We do question the "vein/artery compression" theory. Many sufferers
I hear so often 'it is a progressive disease', says who the folks who don't know what causes it? This irritates me in the extreme, what about remission, which is common, how do they explain it? Why the reason if you don't have surgery sooner the outcome is worse, bearing in mind remission is common. $$$ talking who can guess, but I would be wary of any pushing invasive procedures when the cause is undefinable. Sean said:
My wife had MVD last March. The procedure went well, with the neurosurgeon finding both an artery and vein compressing the nerve. Post ops took several weeks of recovery, including strong headaches that gradually reduced. For 8 months she was completely pain free. However two months ago her TN returned, very quickly, and quite possibly worse than before. We did notice that as the nerve healed and feeling returned, the pain came back with it. She remains glad to have done the procedure, as it brought her 8 months of relief. We now spend a great deal of time and energy exploring other remedies. We have found a number of things that help, but over time it seems they all lose there effectiveness...but we continue looking.

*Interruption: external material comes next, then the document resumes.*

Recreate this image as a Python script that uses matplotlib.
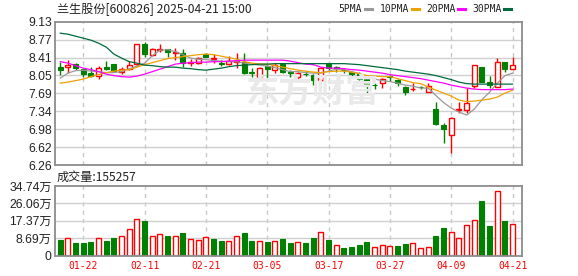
import matplotlib
matplotlib.use("Agg")
import matplotlib.pyplot as plt
from matplotlib.lines import Line2D
import numpy as np

# ---------------- data ----------------
dates = ["01-17","01-20","01-21","01-22","01-23","01-24","01-27",
         "02-05","02-06","02-07","02-10","02-11","02-12","02-13","02-14","02-17","02-18","02-19","02-20","02-21",
         "02-24","02-25","02-26","02-27","02-28",
         "03-03","03-04","03-05","03-06","03-07","03-10","03-11","03-12","03-13","03-14","03-17","03-18","03-19",
         "03-20","03-21","03-24","03-25","03-26","03-27","03-28","03-31",
         "04-01","04-02","04-03","04-07","04-08","04-09","04-10","04-11","04-14","04-15","04-16","04-17","04-18","04-21"]

opens  = [8.22,8.23,8.28,8.18,8.11,8.04,8.22,8.28,8.12,8.18,8.28,8.68,8.47,8.56,8.58,8.51,8.51,8.30,8.30,8.48,
          8.38,8.31,8.28,8.32,8.33,8.12,8.03,8.24,8.16,8.28,8.12,8.02,8.09,8.06,7.96,8.30,8.22,8.17,8.12,8.08,
          7.98,7.87,7.90,8.04,7.96,7.83,7.78,7.83,7.73,7.38,7.06,6.87,7.37,7.36,7.85,8.22,7.93,7.83,8.32,8.18]
highs  = [8.33,8.36,8.31,8.21,8.23,8.24,8.34,8.28,8.23,8.35,8.68,8.73,8.60,8.68,8.59,8.60,8.58,8.38,8.42,8.50,
          8.48,8.36,8.44,8.50,8.50,8.20,8.23,8.26,8.30,8.30,8.16,8.12,8.15,8.08,8.23,8.31,8.25,8.21,8.15,8.13,
          8.04,7.90,8.01,8.06,7.98,7.85,7.90,7.85,7.91,7.53,7.11,7.23,7.52,7.80,8.26,8.22,8.04,8.40,8.32,8.42]
lows   = [8.06,8.11,8.16,8.02,8.03,7.98,8.16,8.12,8.08,8.16,8.24,8.43,8.45,8.52,8.42,8.36,8.23,8.25,8.28,8.42,
          8.30,8.24,8.26,8.20,8.08,8.02,8.03,8.01,8.11,8.10,8.02,7.96,8.04,7.86,7.95,8.16,8.13,8.10,8.04,7.96,
          7.71,7.78,7.81,7.94,7.85,7.66,7.74,7.78,7.73,7.06,6.71,6.51,7.31,7.31,7.81,7.93,7.80,7.83,8.13,8.18]
closes = [8.16,8.26,8.20,8.08,8.05,8.21,8.18,8.14,8.18,8.26,8.68,8.48,8.58,8.59,8.52,8.52,8.30,8.32,8.40,8.43,
          8.41,8.28,8.34,8.34,8.10,8.10,8.21,8.18,8.26,8.12,8.10,8.10,8.08,7.96,8.21,8.21,8.20,8.16,8.08,7.98,
          7.85,7.86,7.98,8.03,7.91,7.72,7.79,7.82,7.85,7.08,6.98,7.20,7.39,7.50,8.26,7.93,7.86,8.32,8.18,8.26]

ma5  = [8.00,8.10,8.15,8.16,8.14,8.13,8.11,8.11,8.13,8.19,8.24,8.30,8.45,8.56,8.57,8.53,8.47,8.40,8.38,8.37,
        8.35,8.34,8.33,8.33,8.30,8.28,8.26,8.24,8.21,8.17,8.13,8.13,8.11,8.10,8.10,8.14,8.18,8.17,8.13,8.09,
        8.03,7.98,7.95,7.93,7.90,7.86,7.84,7.80,7.80,7.65,7.51,7.40,7.32,7.26,7.38,7.57,7.72,7.90,8.05,8.10]
ma10 = [7.90,7.92,7.95,7.98,8.03,8.07,8.11,8.14,8.16,8.17,8.22,8.27,8.31,8.35,8.39,8.41,8.43,8.45,8.47,8.48,
        8.47,8.44,8.41,8.38,8.33,8.30,8.28,8.28,8.25,8.22,8.19,8.16,8.14,8.12,8.11,8.13,8.14,8.14,8.12,8.09,
        8.05,8.04,8.03,8.03,7.99,7.95,7.91,7.89,7.82,7.76,7.70,7.64,7.56,7.53,7.54,7.56,7.58,7.62,7.70,7.76]
ma20 = [8.33,8.30,8.25,8.20,8.17,8.13,8.08,8.05,8.03,8.02,8.04,8.08,8.13,8.18,8.23,8.28,8.30,8.31,8.32,8.32,
        8.33,8.33,8.34,8.35,8.36,8.36,8.36,8.36,8.36,8.36,8.34,8.31,8.28,8.27,8.22,8.20,8.20,8.19,8.17,8.16,
        8.14,8.12,8.10,8.07,8.05,8.03,8.01,7.99,7.96,7.93,7.90,7.86,7.83,7.80,7.78,7.77,7.77,7.77,7.77,7.78]
ma30 = [8.90,8.88,8.84,8.80,8.76,8.70,8.62,8.48,8.40,8.33,8.30,8.26,8.25,8.23,8.22,8.22,8.20,8.19,8.17,8.16,
        8.18,8.20,8.23,8.25,8.26,8.27,8.28,8.28,8.29,8.29,8.29,8.29,8.29,8.29,8.29,8.29,8.29,8.29,8.28,8.27,
        8.25,8.23,8.21,8.19,8.17,8.14,8.12,8.10,8.08,8.05,8.01,7.97,7.92,7.89,7.88,7.88,7.88,7.88,7.88,7.88]

volumes = [7.8,8.6,6.3,6.3,6.8,8.6,7.3,8.8,9.6,13.1,18.1,17.3,9.6,10.6,9.8,9.6,11.3,8.1,7.6,9.1,
           8.3,7.3,7.1,9.6,11.3,7.3,7.1,6.8,7.1,8.1,6.3,6.8,6.3,8.8,11.6,7.8,5.1,3.8,4.3,5.3,
           6.8,4.1,5.1,4.6,4.8,5.8,6.1,3.6,4.1,9.8,13.8,11.6,8.6,15.3,17.6,27.2,14.8,32.0,17.3,15.53]
vol_up = [0,1,0,0,0,1,0,0,1,1,1,0,1,1,0,1,0,1,1,1,
          0,0,1,1,0,0,1,0,1,0,0,1,0,0,1,0,1,0,0,0,
          0,1,1,1,0,0,1,1,1,0,0,1,1,1,1,0,0,1,0,1]

price_ticks = ["6.26","6.62","6.98","7.34","7.69","8.05","8.41","8.77","9.13"]
vol_ticks = ["0","8.69万","17.37万","26.06万","34.74万"]
label_dates = ["01-22","02-11","02-21","03-05","03-17","03-27","04-09","04-21"]

title = "兰生股份[600826] 2025-04-21 15:00"
vol_title = "成交量:155257"
watermark = "东方财富"
ma_names = ["5PMA","10PMA","20PMA","30PMA"]

# ---------------- style ----------------
RED = "#ff0000"
GREEN = "#008000"
MA_COLORS = ["#999999", "#f0a000", "#ff00ff", "#006b3c"]
GRID = "#d0d0d0"
FRAME = "#8c8c8c"
CJK = ["Liberation Sans", "Noto Sans CJK SC", "DejaVu Sans"]

W, H = 578, 276
fig = plt.figure(figsize=(W/100, H/100), dpi=100)

def fx(px): return px / W
def fy(py): return 1 - py / H

L, R = 55.3, 522.3
ax = fig.add_axes([fx(L), fy(165), fx(R - L), (165 - 21.7) / H])
axv = fig.add_axes([fx(L), fy(255.6), fx(R - L), (255.6 - 186) / H])

n = len(dates)
x = np.arange(n)
xlim = (-0.65, 60.26)
bw = 0.65

# watermark
fig.text(fx(312), fy(93), watermark, family=["Noto Sans CJK SC"], fontweight="bold",
         fontsize=24, color="#e9e9e9", ha="center", va="center", zorder=0)

# price ticks
pvals = np.linspace(6.26, 9.13, len(price_ticks))
ax.set_ylim(6.26, 9.13)
ax.set_xlim(*xlim)
ax.set_yticks(pvals)
ax.set_yticklabels(price_ticks)
for yv in pvals[1:-1]:
    ax.axhline(yv, color=GRID, lw=1.0, zorder=0.5)

date_idx = [dates.index(d) for d in label_dates]
for a in (ax, axv):
    for di in date_idx:
        a.axvline(di, color="#c8c8c8", lw=1.0, ls=(0, (3, 3)), zorder=0.5)
    a.set_facecolor("none")
    for s in a.spines.values():
        s.set_color(FRAME)
        s.set_linewidth(1.3)
    a.tick_params(axis="y", length=0, pad=2.5, labelsize=8.7, labelcolor="#222222")
    for lab in a.get_yticklabels():
        lab.set_family(CJK)

ax.set_xticks([])

# candles
for i in range(n):
    o, h, l, c = opens[i], highs[i], lows[i], closes[i]
    up = c >= o
    col = RED if up else GREEN
    top, bot = max(o, c), min(o, c)
    hgt = max(top - bot, 0.006)
    ax.plot([i, i], [top, h], color=col, lw=1.0, zorder=2, solid_capstyle="butt")
    ax.plot([i, i], [l, bot], color=col, lw=1.0, zorder=2, solid_capstyle="butt")
    if up:
        ax.bar(i, hgt, bottom=bot, width=bw, facecolor="white", edgecolor=col, lw=1.0, zorder=2.1)
    else:
        ax.bar(i, hgt, bottom=bot, width=bw, facecolor=col, edgecolor=col, lw=0.8, zorder=2.1)

# moving averages
for ma, colr in zip([ma5, ma10, ma20, ma30], MA_COLORS):
    ax.plot(x, ma, color=colr, lw=0.9, zorder=3)

# volume
axv.set_xlim(*xlim)
axv.set_ylim(0, 34.74)
vvals = np.linspace(0, 34.74, len(vol_ticks))
axv.set_yticks(vvals)
axv.set_yticklabels(vol_ticks)
for lab in axv.get_yticklabels():
    lab.set_family(CJK)
for yv in vvals[1:-1]:
    axv.axhline(yv, color=GRID, lw=1.0, zorder=0.5)
for i in range(n):
    if vol_up[i]:
        axv.bar(i, volumes[i], width=bw, facecolor="white", edgecolor=RED, lw=1.0, zorder=2)
    else:
        axv.bar(i, volumes[i], width=bw, facecolor=GREEN, edgecolor=GREEN, lw=0.8, zorder=2)

axv.set_xticks(date_idx)
axv.set_xticklabels(label_dates)
axv.tick_params(axis="x", length=0, pad=4, labelsize=7, labelcolor=RED)
for lab in axv.get_xticklabels():
    lab.set_family("DejaVu Sans Mono")

# titles
fig.text(fx(57), fy(8.5), title, family=["Noto Sans CJK SC", "DejaVu Sans"], fontsize=8.7,
         color="#222222", ha="left", va="center")
fig.text(fx(57), fy(177.5), vol_title, family=["Noto Sans CJK SC", "DejaVu Sans"], fontsize=8.7,
         color="#222222", ha="left", va="center")

# legend
leg_x = [338, 380, 426, 472]
leg_w = [24, 29, 29, 29]
for nm, colr, lx, lw_ in zip(ma_names, MA_COLORS, leg_x, leg_w):
    fig.text(fx(lx), fy(8.5), nm, family="DejaVu Sans Mono", fontsize=7, color="#222222",
             ha="left", va="center")
    x0 = lx + lw_ + 3
    fig.add_artist(Line2D([fx(x0), fx(x0 + 7)], [fy(8.5), fy(8.5)], color=colr, lw=2.2,
                          transform=fig.transFigure))

fig.savefig("out.png", dpi=100)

We do question the "vein/artery compression" theory. Many sufferers
My theory is that my TN was cause by a wrong head movement and I think its pinched somewhere else other than where the surgery took place because the weird pain came back after 3 and a halve years behind the ear right above the scar. It feels like somebody is pulling my hair and mostly starts at night if I have a busy day. But it’s not so bad, so I take some Tylenol and go to bed. Sometimes I still feel it in the am, other times I wake up fine.

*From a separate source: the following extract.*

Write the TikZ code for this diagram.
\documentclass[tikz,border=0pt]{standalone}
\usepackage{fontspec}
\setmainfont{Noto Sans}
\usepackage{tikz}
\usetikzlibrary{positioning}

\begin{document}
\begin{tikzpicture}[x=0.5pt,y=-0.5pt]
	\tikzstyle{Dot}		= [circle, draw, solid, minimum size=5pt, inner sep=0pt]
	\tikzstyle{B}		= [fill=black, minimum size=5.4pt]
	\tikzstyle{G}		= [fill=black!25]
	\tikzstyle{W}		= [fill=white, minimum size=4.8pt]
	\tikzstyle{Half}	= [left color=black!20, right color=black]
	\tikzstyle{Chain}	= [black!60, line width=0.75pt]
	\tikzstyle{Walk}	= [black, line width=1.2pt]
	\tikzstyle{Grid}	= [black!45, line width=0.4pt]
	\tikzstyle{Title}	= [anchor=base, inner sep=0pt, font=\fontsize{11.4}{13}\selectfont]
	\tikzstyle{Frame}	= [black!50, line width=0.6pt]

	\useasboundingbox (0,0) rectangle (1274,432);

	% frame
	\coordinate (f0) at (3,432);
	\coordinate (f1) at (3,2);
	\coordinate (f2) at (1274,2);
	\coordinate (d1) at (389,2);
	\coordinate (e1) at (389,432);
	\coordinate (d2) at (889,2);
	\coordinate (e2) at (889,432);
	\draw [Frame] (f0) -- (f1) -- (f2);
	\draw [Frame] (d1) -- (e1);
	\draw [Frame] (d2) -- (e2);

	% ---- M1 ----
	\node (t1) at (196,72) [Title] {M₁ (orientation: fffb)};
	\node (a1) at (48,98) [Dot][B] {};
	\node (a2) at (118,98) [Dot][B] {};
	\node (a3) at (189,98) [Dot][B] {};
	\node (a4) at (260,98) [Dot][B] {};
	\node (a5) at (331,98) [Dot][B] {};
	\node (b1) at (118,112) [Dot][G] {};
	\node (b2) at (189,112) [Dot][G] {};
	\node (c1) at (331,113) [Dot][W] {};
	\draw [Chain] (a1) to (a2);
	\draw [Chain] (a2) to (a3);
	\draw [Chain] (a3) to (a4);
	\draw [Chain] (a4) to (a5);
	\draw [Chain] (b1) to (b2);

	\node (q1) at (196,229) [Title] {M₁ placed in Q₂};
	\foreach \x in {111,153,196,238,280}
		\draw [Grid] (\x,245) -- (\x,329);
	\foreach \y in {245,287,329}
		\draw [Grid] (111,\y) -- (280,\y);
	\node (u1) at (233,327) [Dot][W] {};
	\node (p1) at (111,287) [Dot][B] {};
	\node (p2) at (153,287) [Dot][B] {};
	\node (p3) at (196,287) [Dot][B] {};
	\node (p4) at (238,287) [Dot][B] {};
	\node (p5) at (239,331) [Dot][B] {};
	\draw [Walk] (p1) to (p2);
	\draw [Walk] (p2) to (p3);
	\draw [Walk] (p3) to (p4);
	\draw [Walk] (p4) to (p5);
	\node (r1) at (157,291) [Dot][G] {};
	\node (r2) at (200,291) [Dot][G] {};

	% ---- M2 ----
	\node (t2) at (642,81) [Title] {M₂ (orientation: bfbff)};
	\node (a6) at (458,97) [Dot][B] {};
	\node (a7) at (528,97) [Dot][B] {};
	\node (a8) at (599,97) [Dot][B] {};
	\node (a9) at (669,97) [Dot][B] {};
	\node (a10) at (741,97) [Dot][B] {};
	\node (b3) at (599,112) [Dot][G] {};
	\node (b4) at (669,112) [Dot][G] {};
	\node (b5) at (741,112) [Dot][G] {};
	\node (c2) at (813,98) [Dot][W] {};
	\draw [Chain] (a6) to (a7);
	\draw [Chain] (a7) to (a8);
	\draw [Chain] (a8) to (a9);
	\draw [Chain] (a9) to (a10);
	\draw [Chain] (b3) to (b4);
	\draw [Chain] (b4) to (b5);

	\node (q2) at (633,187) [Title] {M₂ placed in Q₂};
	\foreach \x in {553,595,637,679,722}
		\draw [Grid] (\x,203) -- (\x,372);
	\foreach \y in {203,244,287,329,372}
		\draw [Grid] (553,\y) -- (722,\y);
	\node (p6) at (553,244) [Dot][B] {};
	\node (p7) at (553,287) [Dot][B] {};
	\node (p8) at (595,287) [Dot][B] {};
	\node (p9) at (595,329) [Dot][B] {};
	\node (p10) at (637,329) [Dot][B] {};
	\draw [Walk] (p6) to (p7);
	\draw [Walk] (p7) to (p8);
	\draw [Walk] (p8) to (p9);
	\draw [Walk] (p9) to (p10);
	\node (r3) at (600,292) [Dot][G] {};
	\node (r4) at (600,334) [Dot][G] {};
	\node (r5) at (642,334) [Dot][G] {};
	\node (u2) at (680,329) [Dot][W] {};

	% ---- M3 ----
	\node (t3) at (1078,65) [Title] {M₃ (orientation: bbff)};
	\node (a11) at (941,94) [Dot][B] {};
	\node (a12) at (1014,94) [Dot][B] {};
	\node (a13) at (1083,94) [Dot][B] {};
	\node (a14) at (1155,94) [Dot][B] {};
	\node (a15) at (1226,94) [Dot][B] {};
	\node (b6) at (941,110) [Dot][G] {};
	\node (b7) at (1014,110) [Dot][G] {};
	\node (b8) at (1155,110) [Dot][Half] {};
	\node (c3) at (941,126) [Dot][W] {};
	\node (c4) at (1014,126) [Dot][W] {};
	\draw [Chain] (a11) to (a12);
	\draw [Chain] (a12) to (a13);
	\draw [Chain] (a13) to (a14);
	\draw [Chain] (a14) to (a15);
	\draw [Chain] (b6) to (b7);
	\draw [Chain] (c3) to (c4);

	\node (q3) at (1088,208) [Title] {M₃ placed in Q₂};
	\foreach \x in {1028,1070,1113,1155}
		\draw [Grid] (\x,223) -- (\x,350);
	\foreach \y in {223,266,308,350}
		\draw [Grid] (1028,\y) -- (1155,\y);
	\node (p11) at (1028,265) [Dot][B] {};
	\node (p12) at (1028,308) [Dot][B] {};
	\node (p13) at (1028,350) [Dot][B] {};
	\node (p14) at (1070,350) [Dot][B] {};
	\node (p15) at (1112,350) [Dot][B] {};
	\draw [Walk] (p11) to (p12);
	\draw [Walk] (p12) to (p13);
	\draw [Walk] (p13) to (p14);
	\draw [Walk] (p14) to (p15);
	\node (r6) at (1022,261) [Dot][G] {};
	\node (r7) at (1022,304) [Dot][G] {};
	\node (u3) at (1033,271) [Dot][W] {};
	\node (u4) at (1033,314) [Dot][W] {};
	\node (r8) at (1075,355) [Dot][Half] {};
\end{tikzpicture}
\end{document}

Would love to know how you're doing... Bonnie said:
I am having MVD surgery with Dr. John Alksne at UC San Diego in 3 days... This Monday. He did the surgery for a friend of mine, and does it differently than most. He will go in and use a strip of my own tissue to gently lift the blood vessel off of the nerve, and then stitch it back out of the way where it was when I was born. He doesn't believe in using Teflon or any kind of foreign body in the brain because he says people can have adverse reactions to it after the surgery. He also uses a more expensive bone compound to completely fill back in the hole in my skull instead of putting titanium mesh across it. He says the titanium doesn't always hold in all of the spinal fluid, and leaking can cause complications. He has been doing this surgery since the 1970's, but he is still one of the foremost experts on trigeminal neuralgia. The hospital looks more like a 5 star resort than a hospital... Yet, even though I know all of this, I'm still nervous to have surgery. My TN was crazy from July-Dec this year, and then unexpectedly stopped completely after taking Oxcarbazepine and baclofen. I'm worried that maybe I'm better, and don't need the surgery, but my doctor and husband keep telling me it's a progressive disease. It sounds crazy but I kind of wish I would have another small attack so I know for sure I need the surgery. Is that crazy or what? The pain, when I had it last month, was so intense I was suicidal, and yet now that it's in remission, I doubt that I have TN. I think I'm just so terrified of surgery, I am thinking of every way to call it off!
I had mine done almost 4 weeks ago. the pain from the surgery has subsided but I am still having pain. the dr. told me that the nerve was compressed for so long (8) years that it will take time for the nerve to stop firing. I hope he is right because I'm worn out with this problem. Hope your loved one feels better soon.